How AI-powered ad filters are disrupting enrollment marketing campaigns
Imagine launching a seemingly harmless Instagram ad promoting an opportunity to intern in a local government office, only to have it flagged as political content. Or promoting a social media post about your college’s low student debt rates, only to watch the ad get rejected as if it were promoting a financial product.
These aren’t hypotheticals. They’re real examples of enrollment campaigns that were derailed by automated social media ad filters, and it’s happening more and more often. In this blog post, I’ll unpack how AI filters are reshaping paid social and share four strategies to keep your campaigns running smoothly.
Facing the Finicky Filters
For higher education marketers, promoting content and ads on social media platforms has become one of the most important approaches for reaching students and families—but it’s also increasingly one of the most scrutinized.

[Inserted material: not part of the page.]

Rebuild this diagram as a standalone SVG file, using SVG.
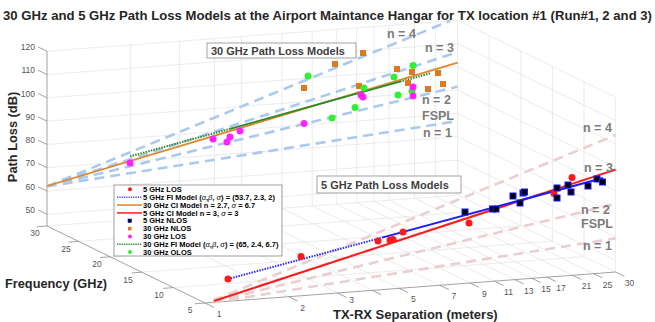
<svg xmlns="http://www.w3.org/2000/svg" width="655" height="322" viewBox="0 0 655 322">
<style>
.g{stroke:#e2e2e2;stroke-width:0.7;fill:none}
.ax{stroke:#8a8a8a;stroke-width:0.8;fill:none}
.tk{font-family:"Liberation Sans",Arial,sans-serif;font-size:8.5px;fill:#555}
.nb{stroke:#aac9ee;stroke-width:2.6;stroke-dasharray:10 6;fill:none}
.np{stroke:#e9cfcf;stroke-width:2.6;stroke-dasharray:10 6;fill:none}
.nl{font-family:"Liberation Sans",Arial,sans-serif;font-size:12.5px;font-weight:bold;fill:#7b7b7b}
.lab{font-family:"Liberation Sans",Arial,sans-serif;font-weight:bold;fill:#262626}
.lg{font-family:"Liberation Sans",Arial,sans-serif;font-size:7.5px;font-weight:bold;fill:#000}
.gk{font-style:italic;font-weight:normal}
.mag{fill:#ff22ff}
.grn{fill:#33ee33}
.red{fill:#ff1a1a}
.org{fill:#dd7a1f}
.blk{fill:#000;stroke:#1a1aff;stroke-width:1}
.bx{fill:#fff;stroke:#8a8a8a;stroke-width:0.8}
.bt{font-family:"Liberation Sans",Arial,sans-serif;font-size:11px;font-weight:bold;fill:#404040}
</style>

<g id="grid">
<path class="g" d="M47 214.35L457.6 183.35M47 191.05L457.6 160.05M47 167.75L457.6 136.75M47 144.45L457.6 113.45M47 121.15L457.6 90.15M47 97.85L457.6 66.85M47 74.55L457.6 43.55M47 51.25L457.6 20.25"/>
<path class="g" d="M130.7 219.7V44.9M179.6 216V41.2M214.4 213.4V38.6M241.3 211.3V36.6M281.9 208.3V33.5M312.2 206V31.2M336.4 204.1V29.4M356.7 202.6V27.9M373.9 201.3V26.6M389 200.2V25.4M414.5 198.2V23.5M435.6 196.6V21.9M457.6 195V20.2"/>
<path class="g" d="M288.7 296.7L130.7 219.7M337.6 293L179.6 216M372.4 290.4L214.4 213.4M399.3 288.3L241.3 211.3M439.9 285.3L281.9 208.3M470.2 283L312.2 206M494.4 281.1L336.4 204.1M514.7 279.6L356.7 202.6M531.9 278.3L373.9 201.3M547 277.2L389 200.2M572.5 275.2L414.5 198.2M593.6 273.6L435.6 196.6M615.6 272L457.6 195"/>
<path class="g" d="M173.4 287.6L584 256.6M141.8 272.2L552.4 241.2M110.2 256.8L520.8 225.8M78.6 241.4L489.2 210.4M47 226L457.6 195"/>
<path class="g" d="M615.6 272V97.25M584 256.6V81.85M552.4 241.2V66.45M520.8 225.8V51.05M489.2 210.4V35.65"/>
<path class="g" d="M457.6 183.35L615.6 260.35M457.6 160.05L615.6 237.05M457.6 136.75L615.6 213.75M457.6 113.45L615.6 190.45M457.6 90.15L615.6 167.15M457.6 66.85L615.6 143.85M457.6 43.55L615.6 120.55M457.6 20.25L615.6 97.25"/>
</g>

<g id="axes">
<path class="ax" d="M47 51.25V226L205 303L615.6 272"/>
<path class="ax" d="M47 51.25l-8.85 -4.3M47 74.55l-8.85 -4.3M47 97.85l-8.85 -4.3M47 121.15l-8.85 -4.3M47 144.45l-8.85 -4.3M47 167.75l-8.85 -4.3M47 191.05l-8.85 -4.3M47 214.35l-8.85 -4.3"/>
<path class="ax" d="M47 226l-10 0.75M78.6 241.4l-10 0.75M110.2 256.8l-10 0.75M141.8 272.2l-10 0.75M173.4 287.6l-10 0.75M205 303l-10 0.75"/>
<path class="ax" d="M205 303l8.85 4.3M288.7 296.7l8.85 4.3M337.6 293l8.85 4.3M372.4 290.4l8.85 4.3M399.3 288.3l8.85 4.3M439.9 285.3l8.85 4.3M470.2 283l8.85 4.3M494.4 281.1l8.85 4.3M514.7 279.6l8.85 4.3M531.9 278.3l8.85 4.3M547 277.2l8.85 4.3M572.5 275.2l8.85 4.3M593.6 273.6l8.85 4.3M615.6 272l8.85 4.3"/>
<g class="tk" text-anchor="end">
<text x="35" y="49.9">120</text><text x="35" y="73.2">110</text><text x="35" y="96.5">100</text><text x="35" y="119.8">90</text><text x="35" y="143.1">80</text><text x="35" y="166.4">70</text><text x="35" y="189.7">60</text><text x="35" y="213">50</text>
</g>
<g class="tk" text-anchor="middle">
<text x="35" y="236">30</text><text x="66" y="252">25</text><text x="97" y="267">20</text><text x="128" y="282.5">15</text><text x="159" y="298">10</text><text x="190" y="313">5</text>
<text x="219" y="317">1</text><text x="302.7" y="310.7">2</text><text x="351.6" y="303">3</text><text x="413.3" y="302.3">5</text><text x="453.9" y="299.3">7</text><text x="484.3" y="297">9</text><text x="508.5" y="295.1">11</text><text x="528.7" y="293.6">13</text><text x="546" y="292.3">15</text><text x="561" y="291.2">17</text><text x="586.5" y="289.2">21</text><text x="607.6" y="287.6">25</text><text x="629.6" y="286">30</text>
</g>
<text class="lab" font-size="12.8" text-anchor="middle" transform="translate(16.5 137) rotate(-90)">Path Loss (dB)</text>
<text class="lab" font-size="12.75" x="5" y="287.5">Frequency (GHz)</text>
<text class="lab" font-size="13" x="333" y="319">TX-RX Separation (meters)</text>
</g>

<g id="connectors">
<path class="nb" d="M47 186.4L457.6 121M47 186.4L457.6 86.6M47 186.4L457.6 52.1M47 186.4L450.1 20.8"/>
<path class="np" d="M213.3 302.4L615.6 238.3M213.3 301.7L615.6 203.9M213.3 301L615.6 169.4M213.3 300.3L615.6 135"/>
<path d="M47 186L457.6 62.6" stroke="#e0862a" stroke-width="1.8" fill="none"/>
<path d="M130 156.4L230 128.8M400 81.7L430 73.4" stroke="#2a8a2a" stroke-width="2" stroke-dasharray="1.5 1.2" fill="none"/>
<path d="M230 128.8L400 81.7" stroke="#2a8a2a" stroke-width="1.8" fill="none"/>
<path d="M214 301L615.6 169.6" stroke="#ff1a1a" stroke-width="2" fill="none"/>
<path d="M228 279L382 237.6" stroke="#2a2aff" stroke-width="2" stroke-dasharray="1.5 1.2" fill="none"/>
<path d="M382 237.6L603 178" stroke="#1a1aff" stroke-width="2" fill="none"/>
</g>

<g id="points30">
<g class="org">
<rect x="360" y="50" width="6" height="6"/><rect x="332" y="61" width="6" height="6"/><rect x="301" y="85" width="6" height="6"/><rect x="356" y="83" width="6" height="6"/><rect x="394" y="66" width="6" height="6"/><rect x="409" y="69" width="6" height="6"/><rect x="405" y="80" width="6" height="6"/><rect x="435" y="70" width="6" height="6"/><rect x="440" y="81" width="6" height="6"/><rect x="425" y="86" width="6" height="6"/>
</g>
<g class="grn">
<circle cx="308" cy="76" r="3.5"/><circle cx="332" cy="118" r="3.5"/><circle cx="355" cy="107.5" r="3.5"/><circle cx="364" cy="88" r="3.5"/><circle cx="394" cy="77" r="3.5"/><circle cx="398" cy="95" r="3.5"/><circle cx="413" cy="65.5" r="3.5"/><circle cx="412" cy="91" r="3.5"/>
</g>
<g class="mag">
<circle cx="130" cy="163" r="3.5"/><circle cx="213" cy="139" r="3.5"/><circle cx="227" cy="142" r="3.5"/><circle cx="230" cy="137" r="3.5"/><circle cx="240" cy="131" r="3.5"/><circle cx="304" cy="123.5" r="3.5"/><circle cx="361" cy="95" r="3.5"/><circle cx="363" cy="97" r="3.5"/><circle cx="413" cy="87" r="3.5"/><circle cx="413" cy="96" r="3.5"/>
</g>
</g>

<g id="points5">
<g class="red">
<circle cx="228" cy="279" r="3.5"/><circle cx="301" cy="256.5" r="3.5"/><circle cx="378" cy="241" r="3.5"/><circle cx="390" cy="240" r="3.5"/><circle cx="393" cy="239.5" r="3.5"/><circle cx="403" cy="232" r="3.5"/><circle cx="469" cy="223" r="3.5"/><circle cx="554" cy="193.5" r="3.5"/><circle cx="572" cy="177.5" r="3.5"/>
</g>
<g class="blk">
<rect x="462" y="209" width="6" height="6"/><rect x="489.5" y="206" width="6" height="6"/><rect x="493" y="206" width="6" height="6"/><rect x="510" y="193" width="6" height="6"/><rect x="520" y="190" width="6" height="6"/><rect x="521.5" y="189" width="6" height="6"/><rect x="517" y="200" width="6" height="6"/><rect x="554" y="185" width="6" height="6"/><rect x="554" y="195" width="6" height="6"/><rect x="565" y="182" width="6" height="6"/><rect x="568" y="189" width="6" height="6"/><rect x="585" y="183" width="6" height="6"/><rect x="594" y="176" width="6" height="6"/><rect x="599.5" y="179" width="6" height="6"/>
</g>
</g>

<g id="nlabels" class="nl">
<text x="387" y="37.5">n = 4</text><text x="425" y="51.5">n = 3</text><text x="422" y="103.5">n = 2</text><text x="422" y="119.5">FSPL</text><text x="423" y="136.5">n = 1</text>
<text x="583" y="131.5">n = 4</text><text x="584" y="171.5">n = 3</text><text x="581" y="213.5">n = 2</text><text x="581" y="227.5">FSPL</text><text x="583" y="249.5">n = 1</text>
</g>

<g id="box30">
<rect class="bx" x="207" y="43" width="149" height="15"/>
<text class="bt" x="211" y="54.5">30 GHz Path Loss Models</text>
</g>
<g id="box5">
<rect class="bx" x="317" y="176" width="144" height="17"/>
<text class="bt" x="321" y="188.5">5 GHz Path Loss Models</text>
</g>

<g id="legend">
<rect x="114" y="185" width="168" height="71" fill="#fff" stroke="#777" stroke-width="0.7"/>
<circle cx="130" cy="189.3" r="2" class="red"/>
<path d="M117 197.2H142" stroke="#4d4dff" stroke-width="1.5" stroke-dasharray="1.3 1"/>
<path d="M117 205H142" stroke="#e0862a" stroke-width="1.5"/>
<path d="M117 212.9H142" stroke="#ff1a1a" stroke-width="1.5"/>
<rect x="128" y="219" width="3.5" height="3.5" fill="#000" stroke="#1a1aff" stroke-width="0.6"/>
<rect x="128" y="226.9" width="3.5" height="3.5" class="org"/>
<circle cx="130" cy="236.4" r="2" class="mag"/>
<path d="M117 244.3H142" stroke="#2a8a2a" stroke-width="1.5" stroke-dasharray="1.3 1"/>
<circle cx="130" cy="252.1" r="2" class="grn"/>
<g class="lg">
<text x="143" y="192">5 GHz LOS</text>
<text x="143" y="199.9" textLength="132">5 GHz FI Model (<tspan class="gk">α</tspan>,<tspan class="gk">β</tspan>, <tspan class="gk">σ</tspan>) = (53.7, 2.3, 2)</text>
<text x="143" y="207.7">30 GHz CI Model n = 2.7, <tspan class="gk">σ</tspan> = 6.7</text>
<text x="143" y="215.6">5 GHz CI Model n = 3, <tspan class="gk">σ</tspan> = 3</text>
<text x="143" y="223.4">5 GHz NLOS</text>
<text x="143" y="231.3">30 GHz NLOS</text>
<text x="143" y="239.1">30 GHz LOS</text>
<text x="143" y="247">30 GHz FI Model (<tspan class="gk">α</tspan>,<tspan class="gk">β</tspan>, <tspan class="gk">σ</tspan>) = (65, 2.4, 6.7)</text>
<text x="143" y="254.8">30 GHz OLOS</text>
</g>
</g>

<text id="title" class="lab" font-size="13" x="3" y="19.5" textLength="649" lengthAdjust="spacingAndGlyphs" fill="#000">30 GHz and 5 GHz Path Loss Models at the Airport Maintance Hangar for TX location #1 (Run#1, 2 and 3)</text>
</svg>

Social media platforms are ramping up AI-driven filters in an effort to combat misinformation, fraud, and regulatory pressure. The problem? Those filters frequently misfire, leaving well-intentioned campaigns blocked, delayed, or sidelined.
Today, AI-based content compliance screening is used across many different digital advertising platforms, including all the major social media networks. But in recent months, Meta’s advertising policy filters have proven to be the most proactive and problematic.
Limited Opportunity to Appeal
Just as marketers have experienced when they try to argue their way out of Google’s email spam-detection algorithms, appeals about paid social advertising violation warnings won’t usually get you very far. Meta has automated its customer service functions extensively, and marketers are unlikely to prevail in their appeals, regardless of how much effort they devote.
Unfortunately, these overactive ad screening agents seem to be a fact of life for higher education marketers, at least for the time being.
The underlying technology will likely improve, reducing the erroneous violation flags that we’ve been seeing lately. But social media advertising policies themselves are also likely to become more restrictive over time, either because of actual legislation or anticipatory compliance by social media platforms. Our best assessment is that this challenge will be with us for quite some time.
4 Ways Enrollment Marketers Can Mitigate the Effects of Ad Filters
Higher ed marketers can’t eliminate ad rejections, but you can mitigate the risk and protect your campaign performance by following these four practices:
1. Be vigilant about sensitive topics.
Most ad rejections encountered by our Enroll360 strategists stem from policies around financial products or political speech. That means messages highlighting affordability, return on investment, or government-related opportunities are especially vulnerable. Before launching, scrutinize ad copy for any language that may trigger these categories, even if the connection seems tenuous. A single flagged phrase can derail an otherwise strong campaign.
2. Monitor campaigns daily.
Ad reviews don’t always just block one piece of content. Sometimes the platforms also will pause related ads, or put an entire account on hold, while the rejection is being processed. To avoid lost impressions and wasted spend, check publishing status every day. Our team monitors partners’ campaigns daily across platforms, and this vigilance is often the difference between a small hiccup and a major setback.
3. Diversify your channels.
Every major social platform uses AI-driven moderation, but their policies and enforcement vary. To minimize risk, ensure your enrollment campaigns reach students across multiple platforms and corporate owners. (For example, Facebook and Instagram don’t count separately; they’re both Meta.) Spreading your investment helps you stay visible even if one platform becomes unexpectedly restrictive.
4. Pre-test high-risk messaging.
Don’t wait for the “Rejected” stamp to appear in your inbox to find out what language might trip the filters. Build time into your workflow to generate and evaluate multiple ad variants with subtle copy adjustments. A small shift in phrasing—from “debt” to “loan burden,” or from “government” to “public service”—could keep your message intact while passing the algorithm’s checks.
A Familiar Parallel: Email Deliverability
If these platform execution challenges feel familiar, it’s because marketers have already been living with them in the world of email. Google and other providers rely on AI-driven screening to decide whether messages reach the inbox, land in promotions, or get flagged as spam. Paid social filters are simply the next frontier for this kind of algorithmic gatekeeping, one that enrollment marketers must now contend with alongside their ongoing email deliverability struggles.
These ad filter challenges may not yet be existential threats for enrollment marketing, but they are here to stay. The good news is that colleges don’t have to be passive victims of platform algorithms. By monitoring campaigns diligently, diversifying across platforms, and pre-testing messaging, enrollment marketers can not only sidestep unnecessary disruptions but also strengthen their overall digital strategy.
Those who embrace these practices will be better positioned to reach and engage students, even as the digital landscape grows more complex and scrutinized.